The unusual upsurge in containerized cargo flow coupled with insufficient supply capacity resulted in a shortage of shipping containers to move export cargo from china to other parts of the world. As already indicated, the change in consumption and trade patterns directed a shift in the geography of container trade. Place utility among empty containers was very low. Empties boxes were left in places where they were not needed. Unreactive, repositioning these empty containers from a low-demand area to china was not planned. Skipping port calls, thus, blank sailing amid the pandemic continued to widen the gap of place utility.

In these cold market conditions, the EverGreen ‘Ever Given’ vessel grounded in the Suez Canal created further disruptions. As ships and containers took longer to reach their destinations, the shortage of available empty boxes increased, including in Shanghai, China. As a result, freight rates increased not only on the routes passing through the Suez Canal but also on nearly all other routes. In fact, by the end of 2020and or early 2021, freight rates attained historical highs, causing many problems for shippers worldwide. The surge in freight rate did not spear the developing regions of the world such as Africa and Latin America, even though the increase in freight rate was main observed on the East-West trade routes.

Trade routes such as china-West Africa or South America are long enough to require many ships to fulfill a weekly schedule. As such, 1000s of containers get stuck on these ships amid the shortage in shipping capacity. For this reason, an importer from Brazil or Ghana, or perhaps Nigeria, is not only paying for the transport of the full import container but additional inventory holding costs for the empty containers stuck on the ship. Regarding developing economies, most of these countries are net importers, of which Ghana and Nigeria are no exceptions. As such, the lack of return cargo also fuels the high freight rate along with the china- west Africa trade routes.
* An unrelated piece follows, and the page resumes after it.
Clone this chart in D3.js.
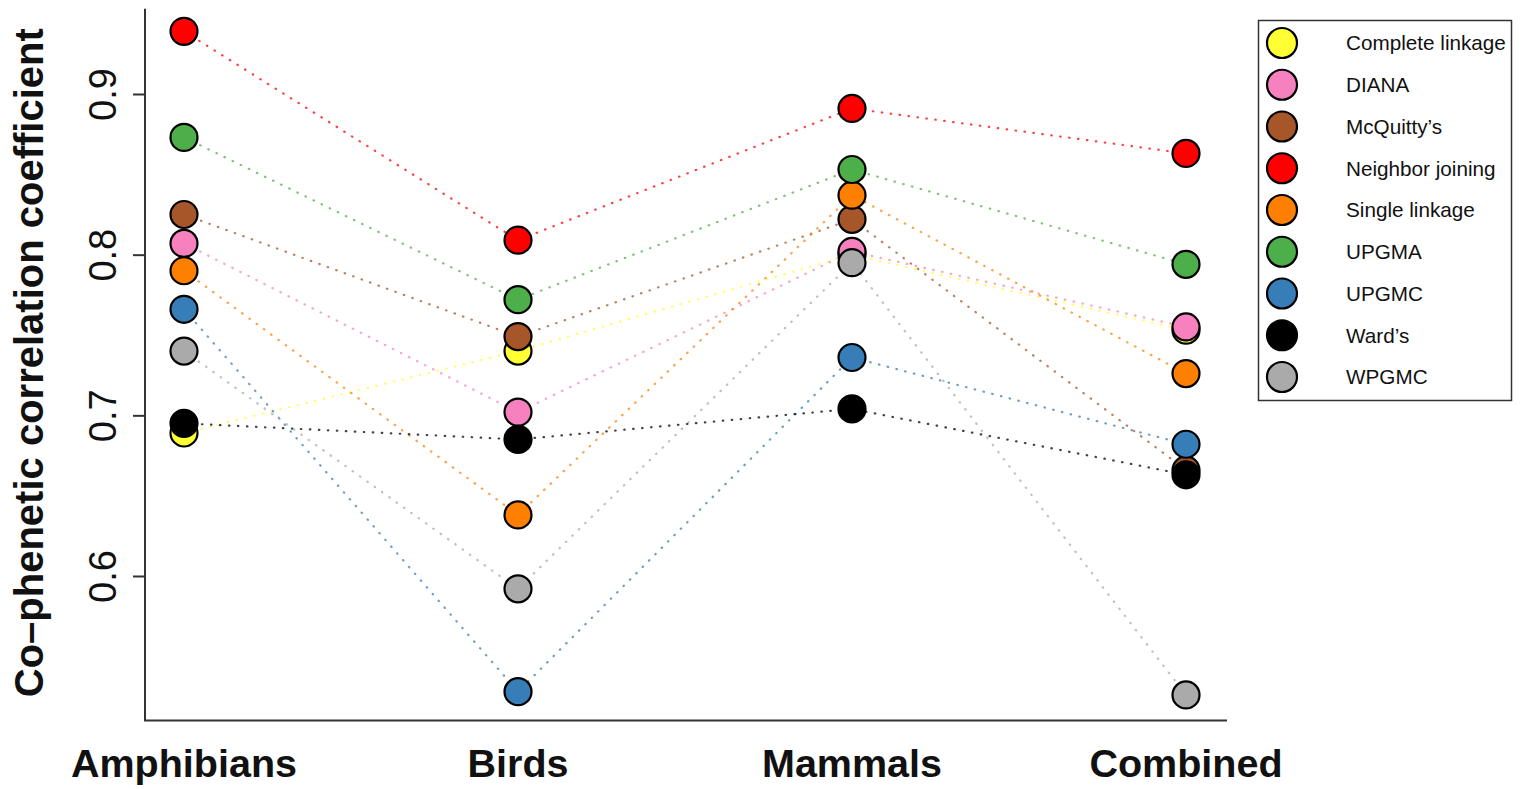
<!DOCTYPE html>
<html>
<head>
<meta charset="utf-8">
<script src="https://cdn.jsdelivr.net/npm/d3@7"></script>
<style>
  body { margin: 0; background: #fff; }
  svg { font-family: "Liberation Sans", Arial, Helvetica, sans-serif; }
</style>
</head>
<body>
<div id="output"></div>
<script>
// values
const categories = ["Amphibians", "Birds", "Mammals", "Combined"];
const methods = ["Complete linkage", "DIANA", "McQuitty\u2019s", "Neighbor joining",
  "Single linkage", "UPGMA", "UPGMC", "Ward\u2019s", "WPGMC"];
const colors = ["#FFFF33", "#F781BF", "#A65628", "#FF0000", "#FF7F00",
  "#4DAF4A", "#377EB8", "#000000", "#AAAAAA"];

const completeLinkage = [0.689, 0.740, 0.800, 0.753];
const diana           = [0.807, 0.702, 0.802, 0.755];
const mcquitty        = [0.825, 0.749, 0.822, 0.666];
const neighborJoining = [0.939, 0.809, 0.891, 0.863];
const singleLinkage   = [0.790, 0.638, 0.837, 0.726];
const upgma           = [0.873, 0.772, 0.853, 0.794];
const upgmc           = [0.766, 0.528, 0.736, 0.682];
const wards           = [0.695, 0.685, 0.704, 0.663];
const wpgmc           = [0.740, 0.592, 0.795, 0.526];

const seriesValues = [completeLinkage, diana, mcquitty, neighborJoining,
  singleLinkage, upgma, upgmc, wards, wpgmc];
const yTicks = [0.6, 0.7, 0.8, 0.9];

const width = 1526, height = 789;

const x = d3.scalePoint().domain(categories).range([184, 1186]);
const y = d3.scaleLinear().domain([0.6, 0.9]).range([576, 94]);

const svg = d3.create("svg")
    .attr("width", width)
    .attr("height", height);

// L-shaped frame
svg.append("path")
    .attr("fill", "none")
    .attr("stroke", "#333")
    .attr("stroke-width", 2)
    .attr("d", `M145,${y(0.953)}V${y(0.51)}H1227`);

// y axis
const yAxis = svg.append("g")
    .attr("transform", "translate(145,0)")
    .call(d3.axisLeft(y).tickValues(yTicks).tickSize(12).tickFormat(d3.format(".1f")));
yAxis.select(".domain").remove();
yAxis.selectAll(".tick line").attr("stroke", "#333").attr("stroke-width", 2);
yAxis.selectAll(".tick text")
    .attr("transform", "rotate(-90)")
    .attr("x", 0)
    .attr("y", -29)
    .attr("dy", 0)
    .attr("text-anchor", "middle")
    .attr("fill", "#111")
    .style("font-size", "38px")
    .style("font-family", "\"Liberation Sans\", Arial, sans-serif");

svg.append("text")
    .attr("transform", `translate(43,${(y(0.953) + y(0.51)) / 2 - 2}) rotate(-90)`)
    .attr("text-anchor", "middle")
    .attr("font-weight", "bold")
    .attr("font-size", 40)
    .attr("fill", "#111")
    .text("Co\u2013phenetic correlation coefficient");

// category labels
svg.append("g").selectAll("text")
    .data(categories)
    .join("text")
    .attr("x", d => x(d))
    .attr("y", 777)
    .attr("text-anchor", "middle")
    .attr("font-weight", "bold")
    .attr("font-size", 39.5)
    .attr("fill", "#111")
    .text(d => d);

const series = methods.map((m, i) => ({name: m, color: colors[i],
  values: seriesValues[i].map((v, j) => ({cat: categories[j], v}))}));

const line = d3.line().x(d => x(d.cat)).y(d => y(d.v));

// dotted connecting lines
svg.append("g")
    .attr("fill", "none")
    .attr("stroke-width", 2.2)
    .attr("stroke-linecap", "round")
    .selectAll("path")
    .data(series)
    .join("path")
    .attr("stroke", d => d.color)
    .attr("stroke-dasharray", "0.5 8.5")
    .attr("opacity", 0.75)
    .attr("d", d => line(d.values));

// points, later series on top
const pts = svg.append("g");
series.forEach(s => {
  pts.append("g").selectAll("circle")
      .data(s.values)
      .join("circle")
      .attr("cx", d => x(d.cat))
      .attr("cy", d => y(d.v))
      .attr("r", 13.5)
      .attr("fill", s.color)
      .attr("stroke", "#000")
      .attr("stroke-width", 2.2);
});

// legend
const legend = svg.append("g");
legend.append("rect")
    .attr("x", 1258.5).attr("y", 20.5)
    .attr("width", 253).attr("height", 380)
    .attr("fill", "#fff")
    .attr("stroke", "#333")
    .attr("stroke-width", 1.5);

const ly = d3.scalePoint().domain(methods).range([43, 377]);
const item = legend.selectAll("g.item")
    .data(series)
    .join("g")
    .attr("class", "item")
    .attr("transform", d => `translate(0,${ly(d.name)})`);
item.append("circle")
    .attr("cx", 1282)
    .attr("r", 15)
    .attr("fill", d => d.color)
    .attr("stroke", "#000")
    .attr("stroke-width", 2.2);
item.append("text")
    .attr("x", 1346)
    .attr("dy", "0.35em")
    .attr("font-size", 20.7)
    .attr("fill", "#111")
    .text(d => d.name);

document.getElementById("output").append(svg.node());
</script>
</body>
</html>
In an attempt to unlock these logjams and creates resilience, North America and other parts of the world side of the chain need to improve their terminal productivity. Conceivably, through capacity expansion projects in port infrastructure and superstructure investment. The issues of the difference in working hours must also be looked at globally to mitigate or eliminate the unparalleled operational productivity. An effective Shift system could be an easy way out, especially during the pandemic.

Additionally, the onshore logistics operation in the North American supply chain and other parts of the globe must reinvigorate, especially its ability to adapt to changes often in global supply chains. Transport connectivity to and from port must be fastened, efficient, and effective trade facilitation. With the current market conditions and high fuel prices, nobody knows when this historic freight rate will normalize, even though some experts have predicted it to last an additional two years.